Power Failure (1998)
Power Failure is concerned with the exercise and responsibility of power, particularly power as wielded by persons who are removed from the actual human consequences of decisions taken and goals pursued in the isolation of a corporate institution. In the course of the piece, each person faces their own dilemmas resulting from courses of action each set in motion and each must make choices with an awareness of the consequences of those choices.



Pioneer (1998)
Pioneer celebrates and exposes American explorers and the myths of the Pioneering spirit. In examining the destruction and greed of colonialism, Pioneer completes a thematic circle, which began with Slow Fire, the first of three works in the "American Trilogy." Pioneer deals with issues of expansionism, sexism, blind ambitions and progress. It is also an emotionally riveting love story, full of humor and warmth. The three performers, Rinde Eckert, John Duykers and Jo Harvey Allen, assume roles that are at once wicked, pathetic, humorous and strong-willed. Eckert plays 'Junior,' a history buff explorer who speaks to us from cryogenic suspension hoping to be wakened to explore the future, the last frontier. Allen plays Junior's grieving widow, and Duykers moves between his central role as the 'other man,' a sleazy lounge lizard, Columbus, Cortez, and President McKinley. The sub-plots employ actual quotes from these historical figures as they move among vignettes in the past, present and future. They further reinforce the theme of conquest and greed in the guise of protection and religion. Pioneer explores these themes at the personal and political level.

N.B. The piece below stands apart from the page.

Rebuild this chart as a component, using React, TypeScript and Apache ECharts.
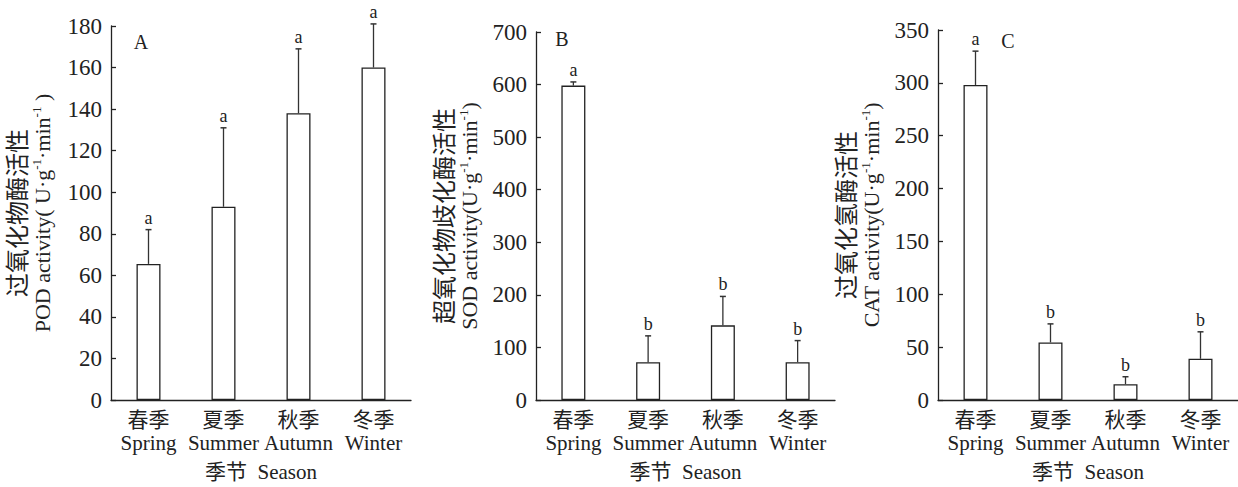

The set is constructed almost entirely of sofas, the most banal symbol of American comfort, representing everything from mountains to phone-booths. As the musical fabric resonates with songs, arias, Tex-Mex music, and experimental electronics, Pioneer forces us to rethink our most precious American myths, and speaks to us of our fascination with uncharted territory. Pioneer breathes new life into American mythology by confronting our origins and speculating on our future.


Wenji (1998)
Eighteen Songs of a Nomad Flute is a contemporary opera based on the true story of poet/musician Cai Wenji from the Han Dynasty (206 BCE - 210 CE) in China. The story follows a scholar's daughter who becomes a prize of war, torn between two worlds. "The tale is pulled from the magical suitcase of a poor storyteller, filling the stage with light and color as the characters come to life," explains director Eckert. With a libretto sung in English and Chinese (with bilingual supertitles), the music incorporates influences from Chinese Beijing opera to contemporary Western music.

"...[a] beautifully crafted piece that's conveyed in clear gestures, spare but not elliptical."